Start of Data lines

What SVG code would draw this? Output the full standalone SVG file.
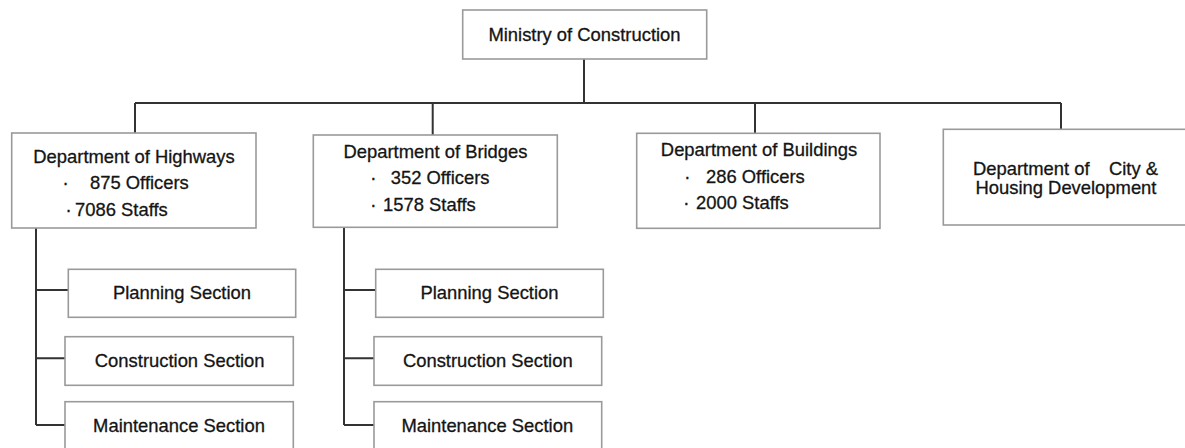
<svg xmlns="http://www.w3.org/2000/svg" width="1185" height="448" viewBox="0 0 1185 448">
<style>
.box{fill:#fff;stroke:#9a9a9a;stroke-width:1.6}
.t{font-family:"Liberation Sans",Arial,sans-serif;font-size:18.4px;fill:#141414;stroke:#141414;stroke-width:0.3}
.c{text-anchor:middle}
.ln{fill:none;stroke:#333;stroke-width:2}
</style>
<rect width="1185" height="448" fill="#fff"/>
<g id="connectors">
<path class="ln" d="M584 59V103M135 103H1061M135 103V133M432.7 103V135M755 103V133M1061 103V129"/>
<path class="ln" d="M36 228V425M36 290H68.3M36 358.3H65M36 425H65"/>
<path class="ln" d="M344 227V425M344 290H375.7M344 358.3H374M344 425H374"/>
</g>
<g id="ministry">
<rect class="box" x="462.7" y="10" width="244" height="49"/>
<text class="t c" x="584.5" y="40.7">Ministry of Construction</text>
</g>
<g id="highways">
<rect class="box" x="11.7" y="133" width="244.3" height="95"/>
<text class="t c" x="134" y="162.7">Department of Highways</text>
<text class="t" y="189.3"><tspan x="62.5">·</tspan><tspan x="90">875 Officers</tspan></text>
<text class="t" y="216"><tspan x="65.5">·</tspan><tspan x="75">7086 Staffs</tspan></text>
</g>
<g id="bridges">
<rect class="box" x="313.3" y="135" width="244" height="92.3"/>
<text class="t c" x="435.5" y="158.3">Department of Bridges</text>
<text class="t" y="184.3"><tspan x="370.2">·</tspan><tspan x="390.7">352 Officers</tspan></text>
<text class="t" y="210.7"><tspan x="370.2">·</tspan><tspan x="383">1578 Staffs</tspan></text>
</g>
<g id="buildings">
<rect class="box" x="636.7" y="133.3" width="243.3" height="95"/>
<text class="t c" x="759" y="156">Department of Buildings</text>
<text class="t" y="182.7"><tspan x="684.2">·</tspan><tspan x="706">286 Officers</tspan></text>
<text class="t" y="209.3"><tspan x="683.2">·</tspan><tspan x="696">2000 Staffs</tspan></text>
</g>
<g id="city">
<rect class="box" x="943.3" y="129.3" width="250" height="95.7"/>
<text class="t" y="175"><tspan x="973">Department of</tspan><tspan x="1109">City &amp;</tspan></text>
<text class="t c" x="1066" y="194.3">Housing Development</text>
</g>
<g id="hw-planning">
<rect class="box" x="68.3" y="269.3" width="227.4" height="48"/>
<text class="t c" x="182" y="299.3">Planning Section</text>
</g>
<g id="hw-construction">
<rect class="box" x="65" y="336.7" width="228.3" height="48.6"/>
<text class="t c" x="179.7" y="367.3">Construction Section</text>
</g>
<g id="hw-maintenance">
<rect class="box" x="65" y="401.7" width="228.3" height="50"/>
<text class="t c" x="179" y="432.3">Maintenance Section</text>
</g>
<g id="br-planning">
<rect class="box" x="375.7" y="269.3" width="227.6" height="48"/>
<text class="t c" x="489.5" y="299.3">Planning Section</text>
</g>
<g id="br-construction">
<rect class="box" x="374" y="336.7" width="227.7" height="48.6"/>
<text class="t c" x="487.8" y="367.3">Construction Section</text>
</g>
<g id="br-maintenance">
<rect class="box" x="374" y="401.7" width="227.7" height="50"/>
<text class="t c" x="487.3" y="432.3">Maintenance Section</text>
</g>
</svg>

End of Data lines
Start of Data lines

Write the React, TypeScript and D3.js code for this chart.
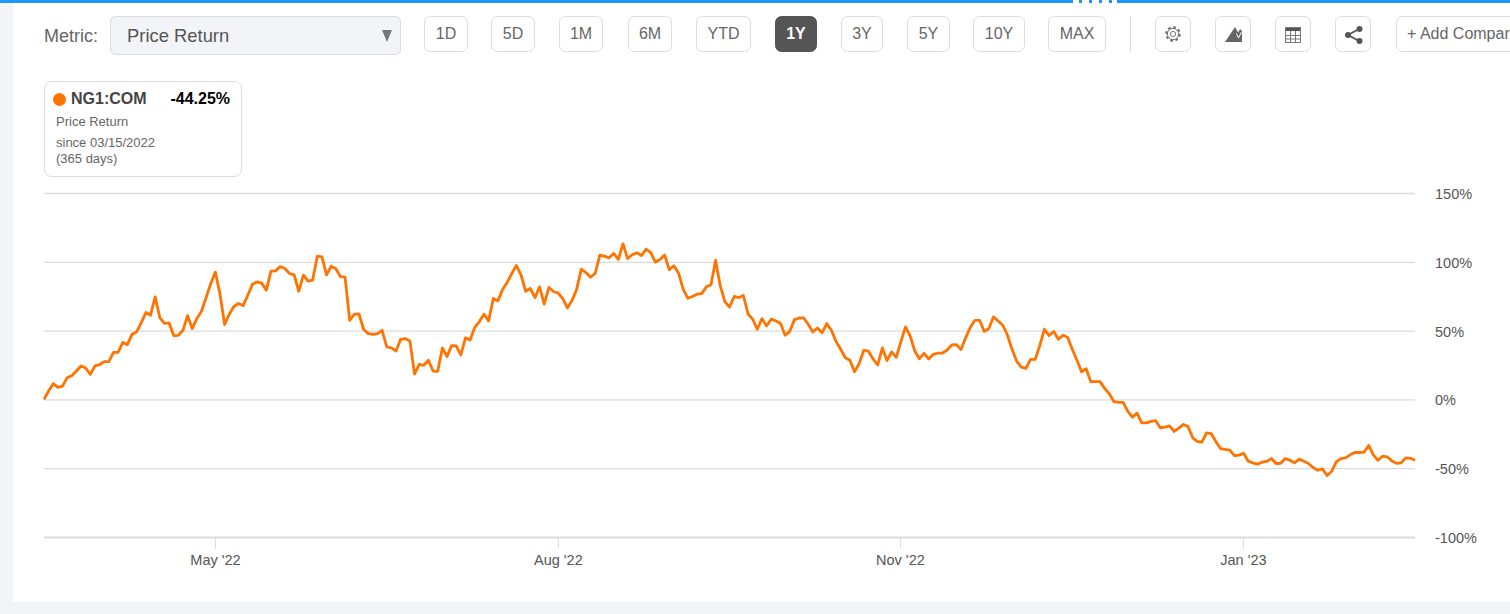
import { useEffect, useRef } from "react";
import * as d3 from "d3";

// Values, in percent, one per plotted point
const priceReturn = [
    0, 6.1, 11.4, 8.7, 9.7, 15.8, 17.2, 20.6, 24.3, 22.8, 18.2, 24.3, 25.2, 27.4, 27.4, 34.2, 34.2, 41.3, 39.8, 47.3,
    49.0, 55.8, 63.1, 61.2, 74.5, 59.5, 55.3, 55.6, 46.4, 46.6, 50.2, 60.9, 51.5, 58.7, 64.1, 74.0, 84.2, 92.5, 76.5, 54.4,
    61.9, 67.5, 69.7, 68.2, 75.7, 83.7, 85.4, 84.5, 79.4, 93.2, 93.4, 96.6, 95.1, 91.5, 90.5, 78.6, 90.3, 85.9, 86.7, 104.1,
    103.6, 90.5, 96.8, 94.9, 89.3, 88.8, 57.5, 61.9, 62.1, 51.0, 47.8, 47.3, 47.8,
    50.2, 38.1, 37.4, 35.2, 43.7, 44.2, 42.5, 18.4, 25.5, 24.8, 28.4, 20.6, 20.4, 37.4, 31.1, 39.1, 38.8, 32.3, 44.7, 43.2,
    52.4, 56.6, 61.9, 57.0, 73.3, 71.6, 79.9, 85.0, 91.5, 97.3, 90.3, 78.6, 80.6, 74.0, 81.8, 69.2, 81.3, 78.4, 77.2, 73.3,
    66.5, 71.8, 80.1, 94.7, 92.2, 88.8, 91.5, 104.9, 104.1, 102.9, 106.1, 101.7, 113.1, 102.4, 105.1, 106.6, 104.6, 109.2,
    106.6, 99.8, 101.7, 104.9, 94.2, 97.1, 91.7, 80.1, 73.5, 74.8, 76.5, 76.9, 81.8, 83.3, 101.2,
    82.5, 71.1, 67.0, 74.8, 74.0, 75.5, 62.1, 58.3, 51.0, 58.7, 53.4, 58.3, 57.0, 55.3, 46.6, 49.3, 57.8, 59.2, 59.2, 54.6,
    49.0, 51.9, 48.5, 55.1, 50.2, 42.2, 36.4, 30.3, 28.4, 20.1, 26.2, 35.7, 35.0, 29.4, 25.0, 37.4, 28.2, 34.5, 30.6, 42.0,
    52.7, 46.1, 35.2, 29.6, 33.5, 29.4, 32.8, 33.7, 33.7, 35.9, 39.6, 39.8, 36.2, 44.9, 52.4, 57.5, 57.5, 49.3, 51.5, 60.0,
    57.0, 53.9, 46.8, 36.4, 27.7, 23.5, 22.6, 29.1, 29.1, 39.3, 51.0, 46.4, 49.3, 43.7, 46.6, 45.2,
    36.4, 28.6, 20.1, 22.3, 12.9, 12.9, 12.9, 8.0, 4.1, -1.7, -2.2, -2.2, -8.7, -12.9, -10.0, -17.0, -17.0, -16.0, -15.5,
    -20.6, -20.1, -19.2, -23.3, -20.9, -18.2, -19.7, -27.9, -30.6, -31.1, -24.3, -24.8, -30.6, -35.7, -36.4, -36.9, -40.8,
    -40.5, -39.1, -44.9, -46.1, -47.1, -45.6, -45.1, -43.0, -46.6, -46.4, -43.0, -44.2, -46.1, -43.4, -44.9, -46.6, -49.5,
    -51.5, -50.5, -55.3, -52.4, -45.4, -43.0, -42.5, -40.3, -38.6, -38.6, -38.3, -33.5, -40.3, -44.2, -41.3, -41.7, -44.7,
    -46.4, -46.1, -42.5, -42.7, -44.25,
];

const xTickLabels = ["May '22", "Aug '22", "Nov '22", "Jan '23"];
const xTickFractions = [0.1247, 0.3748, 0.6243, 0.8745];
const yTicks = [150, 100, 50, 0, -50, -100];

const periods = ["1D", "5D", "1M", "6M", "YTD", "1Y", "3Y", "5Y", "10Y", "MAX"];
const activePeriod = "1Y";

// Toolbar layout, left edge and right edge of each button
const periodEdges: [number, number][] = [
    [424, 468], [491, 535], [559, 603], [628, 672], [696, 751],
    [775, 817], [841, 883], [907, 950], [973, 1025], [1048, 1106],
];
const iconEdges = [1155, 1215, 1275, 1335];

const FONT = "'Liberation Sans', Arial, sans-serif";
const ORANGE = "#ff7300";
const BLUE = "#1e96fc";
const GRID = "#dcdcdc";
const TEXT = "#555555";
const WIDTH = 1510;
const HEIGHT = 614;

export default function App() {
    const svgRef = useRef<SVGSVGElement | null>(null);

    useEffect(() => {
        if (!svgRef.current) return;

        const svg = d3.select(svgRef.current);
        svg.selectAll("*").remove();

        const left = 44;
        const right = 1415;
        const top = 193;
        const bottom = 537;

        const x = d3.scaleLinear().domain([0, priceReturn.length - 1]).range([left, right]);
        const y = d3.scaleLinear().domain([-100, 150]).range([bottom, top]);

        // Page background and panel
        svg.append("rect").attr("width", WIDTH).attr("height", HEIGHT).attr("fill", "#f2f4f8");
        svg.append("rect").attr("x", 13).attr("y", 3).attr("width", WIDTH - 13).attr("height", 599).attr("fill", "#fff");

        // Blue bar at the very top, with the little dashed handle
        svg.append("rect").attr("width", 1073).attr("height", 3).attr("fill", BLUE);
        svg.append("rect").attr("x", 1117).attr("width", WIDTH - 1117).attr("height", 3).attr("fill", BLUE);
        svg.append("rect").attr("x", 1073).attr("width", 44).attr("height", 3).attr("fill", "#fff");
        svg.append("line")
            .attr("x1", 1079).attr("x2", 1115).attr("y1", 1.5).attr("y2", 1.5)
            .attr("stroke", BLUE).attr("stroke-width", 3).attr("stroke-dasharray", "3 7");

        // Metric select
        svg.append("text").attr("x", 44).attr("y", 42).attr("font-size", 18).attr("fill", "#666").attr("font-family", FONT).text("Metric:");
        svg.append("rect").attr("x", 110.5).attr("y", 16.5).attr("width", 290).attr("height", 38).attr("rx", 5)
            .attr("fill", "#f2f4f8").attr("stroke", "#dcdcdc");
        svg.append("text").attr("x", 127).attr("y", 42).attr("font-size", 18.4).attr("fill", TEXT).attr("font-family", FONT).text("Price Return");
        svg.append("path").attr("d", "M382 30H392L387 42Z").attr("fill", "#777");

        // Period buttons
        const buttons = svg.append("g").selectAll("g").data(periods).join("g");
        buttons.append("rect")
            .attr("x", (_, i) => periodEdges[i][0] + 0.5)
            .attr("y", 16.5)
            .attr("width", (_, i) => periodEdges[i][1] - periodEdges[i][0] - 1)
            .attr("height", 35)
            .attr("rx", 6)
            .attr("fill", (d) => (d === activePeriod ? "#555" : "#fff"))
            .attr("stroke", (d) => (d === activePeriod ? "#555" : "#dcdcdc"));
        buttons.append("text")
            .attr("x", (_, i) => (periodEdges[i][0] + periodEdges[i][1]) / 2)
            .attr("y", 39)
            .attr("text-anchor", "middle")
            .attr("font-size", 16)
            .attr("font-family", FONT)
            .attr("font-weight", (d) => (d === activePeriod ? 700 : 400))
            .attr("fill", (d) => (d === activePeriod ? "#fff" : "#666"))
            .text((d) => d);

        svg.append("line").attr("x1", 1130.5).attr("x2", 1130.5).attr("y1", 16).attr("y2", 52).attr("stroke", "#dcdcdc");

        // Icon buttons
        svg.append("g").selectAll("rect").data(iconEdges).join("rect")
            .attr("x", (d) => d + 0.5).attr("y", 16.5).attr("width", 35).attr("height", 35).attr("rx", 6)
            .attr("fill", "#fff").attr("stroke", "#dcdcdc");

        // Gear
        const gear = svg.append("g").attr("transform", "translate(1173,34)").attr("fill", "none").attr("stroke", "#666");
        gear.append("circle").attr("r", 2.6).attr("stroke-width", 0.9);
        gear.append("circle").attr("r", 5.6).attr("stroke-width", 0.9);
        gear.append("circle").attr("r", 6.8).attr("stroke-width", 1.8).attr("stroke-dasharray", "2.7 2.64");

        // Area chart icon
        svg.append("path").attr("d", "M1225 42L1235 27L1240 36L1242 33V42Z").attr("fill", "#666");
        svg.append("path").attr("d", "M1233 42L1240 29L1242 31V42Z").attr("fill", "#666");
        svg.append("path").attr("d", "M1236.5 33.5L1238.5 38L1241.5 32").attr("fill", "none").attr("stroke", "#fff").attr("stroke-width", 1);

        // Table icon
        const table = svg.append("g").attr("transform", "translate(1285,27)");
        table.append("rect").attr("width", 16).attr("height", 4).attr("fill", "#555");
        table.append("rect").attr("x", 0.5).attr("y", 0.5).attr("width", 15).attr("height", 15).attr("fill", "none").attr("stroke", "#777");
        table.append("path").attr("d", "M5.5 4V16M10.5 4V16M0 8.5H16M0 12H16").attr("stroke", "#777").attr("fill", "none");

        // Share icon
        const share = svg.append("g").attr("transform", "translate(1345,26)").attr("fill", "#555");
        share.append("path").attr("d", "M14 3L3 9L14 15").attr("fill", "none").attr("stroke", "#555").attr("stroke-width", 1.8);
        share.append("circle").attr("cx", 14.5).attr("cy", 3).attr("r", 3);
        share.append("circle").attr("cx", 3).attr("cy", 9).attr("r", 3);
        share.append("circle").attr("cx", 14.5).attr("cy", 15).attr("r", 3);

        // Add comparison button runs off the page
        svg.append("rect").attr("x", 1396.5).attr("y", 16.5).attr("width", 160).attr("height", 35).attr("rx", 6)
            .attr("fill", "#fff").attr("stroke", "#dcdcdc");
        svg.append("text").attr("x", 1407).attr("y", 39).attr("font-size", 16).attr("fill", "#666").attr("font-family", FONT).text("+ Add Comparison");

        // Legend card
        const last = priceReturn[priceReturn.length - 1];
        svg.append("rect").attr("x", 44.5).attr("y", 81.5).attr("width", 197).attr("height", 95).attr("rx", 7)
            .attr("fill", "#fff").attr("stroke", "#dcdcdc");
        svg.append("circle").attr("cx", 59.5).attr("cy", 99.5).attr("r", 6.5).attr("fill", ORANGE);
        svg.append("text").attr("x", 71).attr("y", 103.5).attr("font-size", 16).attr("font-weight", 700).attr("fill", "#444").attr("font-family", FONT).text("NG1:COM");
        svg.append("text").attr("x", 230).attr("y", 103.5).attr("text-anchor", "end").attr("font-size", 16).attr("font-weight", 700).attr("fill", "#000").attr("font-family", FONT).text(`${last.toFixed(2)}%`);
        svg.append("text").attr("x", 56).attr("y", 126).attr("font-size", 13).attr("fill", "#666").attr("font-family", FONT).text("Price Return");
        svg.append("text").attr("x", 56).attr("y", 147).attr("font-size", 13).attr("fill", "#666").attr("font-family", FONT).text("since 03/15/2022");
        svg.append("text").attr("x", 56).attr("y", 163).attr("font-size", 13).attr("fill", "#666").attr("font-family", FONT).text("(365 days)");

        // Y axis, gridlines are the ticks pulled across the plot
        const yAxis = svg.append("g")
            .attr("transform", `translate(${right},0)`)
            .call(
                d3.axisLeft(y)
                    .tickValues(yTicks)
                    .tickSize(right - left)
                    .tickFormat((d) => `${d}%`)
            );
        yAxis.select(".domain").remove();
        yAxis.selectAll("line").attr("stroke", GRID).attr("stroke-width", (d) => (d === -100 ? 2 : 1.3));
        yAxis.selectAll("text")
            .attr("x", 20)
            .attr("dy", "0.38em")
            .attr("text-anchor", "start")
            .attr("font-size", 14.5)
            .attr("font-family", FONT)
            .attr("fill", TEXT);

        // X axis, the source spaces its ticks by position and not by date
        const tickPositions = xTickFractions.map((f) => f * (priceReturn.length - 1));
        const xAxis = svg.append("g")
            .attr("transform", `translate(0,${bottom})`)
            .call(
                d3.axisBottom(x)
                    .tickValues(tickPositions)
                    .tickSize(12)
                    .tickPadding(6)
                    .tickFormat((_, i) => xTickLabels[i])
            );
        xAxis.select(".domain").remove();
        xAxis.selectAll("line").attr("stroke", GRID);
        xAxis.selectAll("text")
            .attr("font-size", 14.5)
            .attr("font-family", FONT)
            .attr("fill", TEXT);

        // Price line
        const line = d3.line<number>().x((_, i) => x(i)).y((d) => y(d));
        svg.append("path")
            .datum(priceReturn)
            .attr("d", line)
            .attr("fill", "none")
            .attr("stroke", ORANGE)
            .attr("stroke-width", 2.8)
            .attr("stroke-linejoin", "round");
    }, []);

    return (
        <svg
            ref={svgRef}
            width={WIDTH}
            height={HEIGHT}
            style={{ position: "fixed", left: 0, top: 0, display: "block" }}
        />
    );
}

End of Data lines
Start of Data lines

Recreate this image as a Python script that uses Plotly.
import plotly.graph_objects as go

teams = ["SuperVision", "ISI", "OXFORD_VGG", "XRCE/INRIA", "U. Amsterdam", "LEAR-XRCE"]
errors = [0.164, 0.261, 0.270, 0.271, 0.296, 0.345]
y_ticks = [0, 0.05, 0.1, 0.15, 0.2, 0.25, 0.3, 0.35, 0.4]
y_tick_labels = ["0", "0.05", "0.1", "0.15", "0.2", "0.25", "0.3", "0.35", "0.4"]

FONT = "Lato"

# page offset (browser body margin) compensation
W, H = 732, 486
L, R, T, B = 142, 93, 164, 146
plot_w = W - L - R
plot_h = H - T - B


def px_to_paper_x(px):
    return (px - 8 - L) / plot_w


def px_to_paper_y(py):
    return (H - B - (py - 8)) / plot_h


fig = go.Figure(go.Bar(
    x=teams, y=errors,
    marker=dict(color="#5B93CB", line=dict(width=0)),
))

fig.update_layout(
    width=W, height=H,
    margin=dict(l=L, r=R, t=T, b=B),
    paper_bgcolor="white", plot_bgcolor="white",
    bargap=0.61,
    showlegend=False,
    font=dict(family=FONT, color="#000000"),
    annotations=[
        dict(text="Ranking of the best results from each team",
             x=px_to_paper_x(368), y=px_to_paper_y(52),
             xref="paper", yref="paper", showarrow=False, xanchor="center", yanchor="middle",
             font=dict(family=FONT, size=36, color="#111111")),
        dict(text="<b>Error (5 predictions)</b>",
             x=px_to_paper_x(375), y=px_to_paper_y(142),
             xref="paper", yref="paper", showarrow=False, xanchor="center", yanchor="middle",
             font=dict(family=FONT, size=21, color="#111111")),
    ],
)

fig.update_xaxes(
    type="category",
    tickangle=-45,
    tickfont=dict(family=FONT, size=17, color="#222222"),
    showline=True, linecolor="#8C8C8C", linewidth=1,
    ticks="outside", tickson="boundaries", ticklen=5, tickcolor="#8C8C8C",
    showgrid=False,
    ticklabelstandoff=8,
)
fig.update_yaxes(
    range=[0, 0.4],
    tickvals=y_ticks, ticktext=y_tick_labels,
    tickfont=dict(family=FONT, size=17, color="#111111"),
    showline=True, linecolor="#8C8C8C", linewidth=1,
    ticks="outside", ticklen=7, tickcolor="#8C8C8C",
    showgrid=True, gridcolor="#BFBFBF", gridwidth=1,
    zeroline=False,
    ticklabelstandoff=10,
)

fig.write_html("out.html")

End of Data lines

Written instruction: Select and copy each line from the data that includes the word "code".

Correct response:
What SVG code would draw this? Output the full standalone SVG file.
Write the React, TypeScript and D3.js code for this chart.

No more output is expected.